Why This Matters For Builders
Most robotics experiments die in the prototype phase because the hardware is expensive, the software is closed, and iteration is slow. Reachy Mini solves all three: cheap enough for hobbyists, open enough to modify, and built on the Hugging Face infrastructure that developers already know.
The voice interaction becoming the most-used feature tells you something about where robotics is heading. People don't want to program robots - they want to talk to them. The ones that feel conversational will get used. The ones that don't will gather dust.

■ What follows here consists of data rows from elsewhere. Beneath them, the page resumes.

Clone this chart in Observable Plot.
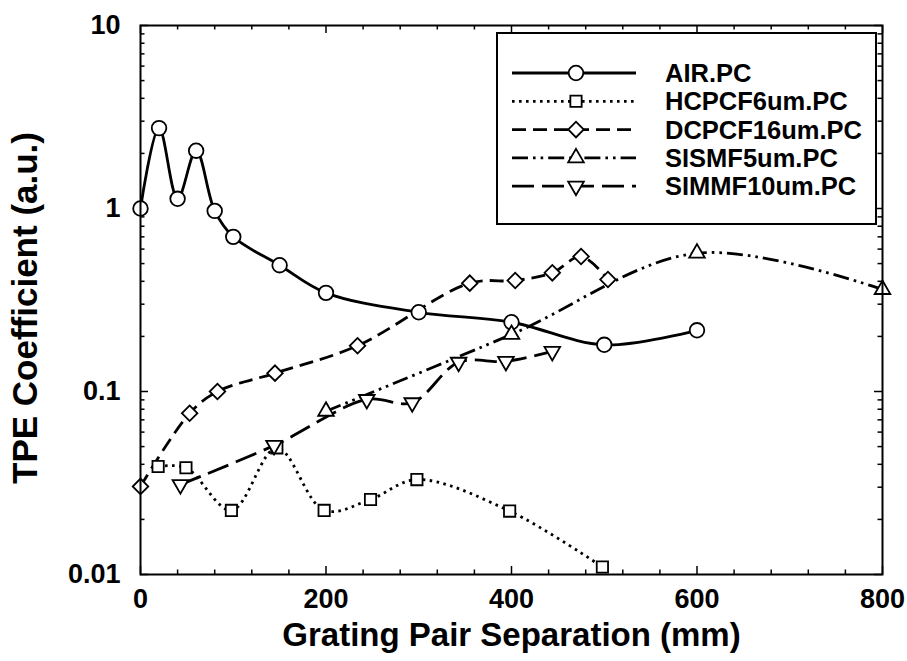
<!DOCTYPE html>
<html><head><meta charset="utf-8">
<script src="https://cdn.jsdelivr.net/npm/d3@7"></script>
<script src="https://cdn.jsdelivr.net/npm/@observablehq/plot@0.6"></script>
<style>body{margin:0;background:#fff}</style>
</head><body><div id="chart"></div>
<script>
// ---- data ----
const seriesNames = ["AIR.PC", "HCPCF6um.PC", "DCPCF16um.PC", "SISMF5um.PC", "SIMMF10um.PC"];
const airX = [0, 20, 40, 60, 80, 100, 150, 200, 300, 400, 500, 600];
const airY = [1.0, 2.75, 1.13, 2.07, 0.97, 0.70, 0.49, 0.346, 0.271, 0.239, 0.180, 0.216];
const hcX = [19, 49, 98, 147, 198, 248, 298, 398, 498];
const hcY = [0.0389, 0.0383, 0.0224, 0.0492, 0.0224, 0.0257, 0.033, 0.0222, 0.011];
const dcX = [0, 53, 83, 145, 234, 355, 404, 444, 475, 504];
const dcY = [0.0303, 0.076, 0.100, 0.126, 0.178, 0.391, 0.404, 0.445, 0.547, 0.409];
const ssX = [200, 400, 600, 800];
const ssY = [0.078, 0.205, 0.57, 0.361];
const smX = [43, 144, 244, 293, 343, 394, 444];
const smY = [0.031, 0.0507, 0.0904, 0.0868, 0.1445, 0.146, 0.1655];
const xTickLabels = [0, 200, 400, 600, 800];
const yTickLabels = [0.01, 0.1, 1, 10];
const xLabel = "Grating Pair Separation (mm)";
const yLabel = "TPE Coefficient (a.u.)";

const seriesXY = [[airX, airY], [hcX, hcY], [dcX, dcY], [ssX, ssY], [smX, smY]];
const rows = seriesXY.flatMap(([xs, ys], i) => xs.map((x, j) => ({series: seriesNames[i], x, y: ys[j]})));

// ---- styles ----
const styles = {
  "AIR.PC":       {symbol: "circle",   r: 7.3, rotate: 0,   dash: null},
  "HCPCF6um.PC":  {symbol: "square",   r: 3.6, rotate: 0,   dash: "2.6,4.4"},
  "DCPCF16um.PC": {symbol: "square",   r: 3.5, rotate: 45,  dash: "14,7"},
  "SISMF5um.PC":  {symbol: "triangle", r: 5.8, rotate: 0,   dash: "16,5,2.6,5,2.6,5"},
  "SIMMF10um.PC": {symbol: "triangle", r: 5.8, rotate: 180, dash: "22,8"}
};
const W = 907, H = 661, mL = 140, mR = 25, mT = 25, mB = 87;
const pw = W - mL - mR, ph = H - mT - mB;

const xMajor = d3.range(0, 801, 200);
const xMinor = d3.range(0, 801, 40).filter(v => v % 200 !== 0);
const yMajor = [0.01, 0.1, 1, 10];
const yMinor = [];
for (const p of [0.01, 0.1, 1]) for (let k = 2; k <= 9; k++) yMinor.push(+(p * k).toPrecision(3));

const MAJ = 8, MIN = 4.5;
const tickStyle = {stroke: "black", strokeWidth: 1.5};

const marks = [];
marks.push(Plot.tickX(xMajor, {x: d => d, insetTop: ph - MAJ, ...tickStyle}));
marks.push(Plot.tickX(xMinor, {x: d => d, insetTop: ph - MIN, ...tickStyle}));
marks.push(Plot.tickX(xMajor, {x: d => d, insetBottom: ph - MAJ, ...tickStyle}));
marks.push(Plot.tickX(xMinor, {x: d => d, insetBottom: ph - MIN, ...tickStyle}));
marks.push(Plot.tickY(yMajor, {y: d => d, insetRight: pw - MAJ, ...tickStyle}));
marks.push(Plot.tickY(yMinor, {y: d => d, insetRight: pw - MIN, ...tickStyle}));
marks.push(Plot.tickY(yMajor, {y: d => d, insetLeft: pw - MAJ, ...tickStyle}));
marks.push(Plot.tickY(yMinor, {y: d => d, insetLeft: pw - MIN, ...tickStyle}));

for (const name of seriesNames) {
  const s = styles[name];
  const data = rows.filter(d => d.series === name);
  marks.push(Plot.line(data, {x: "x", y: "y", curve: "catmull-rom", stroke: "black", strokeWidth: 2.8,
    strokeDasharray: s.dash, strokeLinecap: "butt"}));
}
for (const name of seriesNames) {
  const s = styles[name];
  const data = rows.filter(d => d.series === name);
  const r = s.symbol === "square" ? s.r * 1.77 : s.r;
  marks.push(Plot.dot(data, {x: "x", y: "y", symbol: s.symbol, r, rotate: s.rotate, fill: "white", stroke: "black", strokeWidth: 1.8}));
}
marks.push(Plot.frame({stroke: "black", strokeWidth: 2}));
marks.push(Plot.axisX(xTickLabels, {tickSize: 0, tickPadding: 14, fontSize: 27, fontWeight: "bold", label: null}));
marks.push(Plot.axisY(yTickLabels, {tickSize: 0, tickPadding: 20, fontSize: 27, fontWeight: "bold", label: null, tickFormat: d => String(d)}));
marks.push(Plot.text([xLabel], {text: d => d, frameAnchor: "bottom", dy: 61, fontSize: 33, fontWeight: "bold", lineAnchor: "middle", textAnchor: "middle"}));
marks.push(Plot.text([yLabel], {text: d => d, frameAnchor: "left", dx: -115, dy: 8, rotate: -90, fontSize: 35, fontWeight: "bold", lineAnchor: "middle", textAnchor: "middle"}));

const plot = Plot.plot({
  width: W, height: H,
  marginLeft: mL, marginRight: mR, marginTop: mT, marginBottom: mB,
  style: {fontFamily: "'Liberation Sans', Arial, sans-serif", fontWeight: "bold", background: "white", color: "black"},
  x: {type: "linear", domain: [0, 800], axis: null},
  y: {type: "log", domain: [0.01, 10], axis: null},
  marks
});

// ---- legend (inside the plot area, top right) ----
const svg = d3.select(plot);
const lg = svg.append("g");
const bx = 497, by = 33, bw = 379, bh = 191;
lg.append("rect").attr("x", bx).attr("y", by).attr("width", bw).attr("height", bh)
  .attr("fill", "white").attr("stroke", "black").attr("stroke-width", 2);
const symMap = {circle: d3.symbolCircle, square: d3.symbolSquare, triangle: d3.symbolTriangle};
seriesNames.forEach((name, i) => {
  const s = styles[name];
  const cy = 73 + i * 28.3;
  lg.append("line").attr("x1", 512).attr("x2", 636).attr("y1", cy).attr("y2", cy)
    .attr("stroke", "black").attr("stroke-width", 2.8)
    .attr("stroke-dasharray", s.dash).attr("stroke-linecap", "butt");
  const r = s.symbol === "square" ? s.r * 1.77 : s.r;
  lg.append("path").attr("d", d3.symbol(symMap[s.symbol], r * r * Math.PI)())
    .attr("transform", `translate(576,${cy}) rotate(${s.rotate})`)
    .attr("fill", "white").attr("stroke", "black").attr("stroke-width", 1.8);
  lg.append("text").attr("x", 665).attr("y", cy).attr("dy", "0.35em")
    .attr("text-anchor", "start")
    .attr("font-size", 25.5).attr("font-weight", "bold").attr("fill", "black").text(name);
});

document.getElementById("chart").appendChild(plot);
</script>
</body></html>
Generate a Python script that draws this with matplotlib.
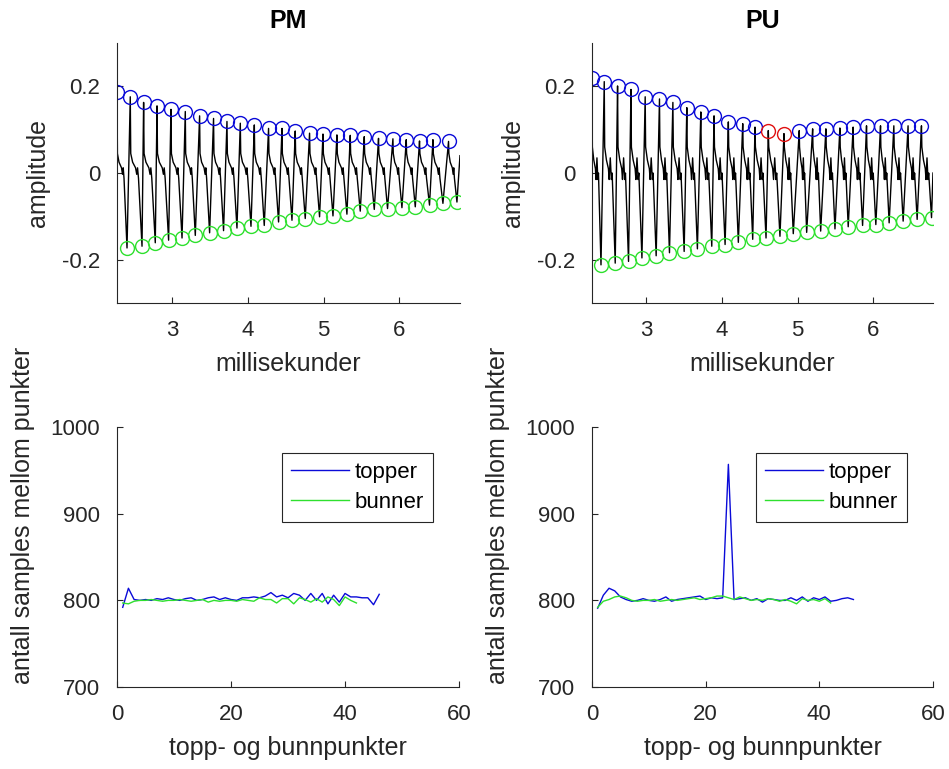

For anyone building with AI voice right now, the latency work Hugging Face did is the roadmap. 0.8x real time means users wait. 5.8x real time means they forget there's a computer in the loop. That gap is the difference between a demo and a product.
The Open Source Bet
Shipping 7,500 units of an open source robot is a bet that the ecosystem matters more than the margin. Hugging Face is building a platform play - the more people hack on Reachy Mini, the more use cases emerge, the more the infrastructure gets stress-tested and improved.
It's the Raspberry Pi playbook: make it cheap, make it hackable, let the community build things you'd never think of. Except this time it's a robot that can see, hear, and respond in real time.
The technical infrastructure they built - the optimised TTS pipeline, the conversation layer, the separation of concerns - becomes reusable across any robotics project. That's the actual unlock. Not one robot. A pattern for making responsive AI robotics accessible.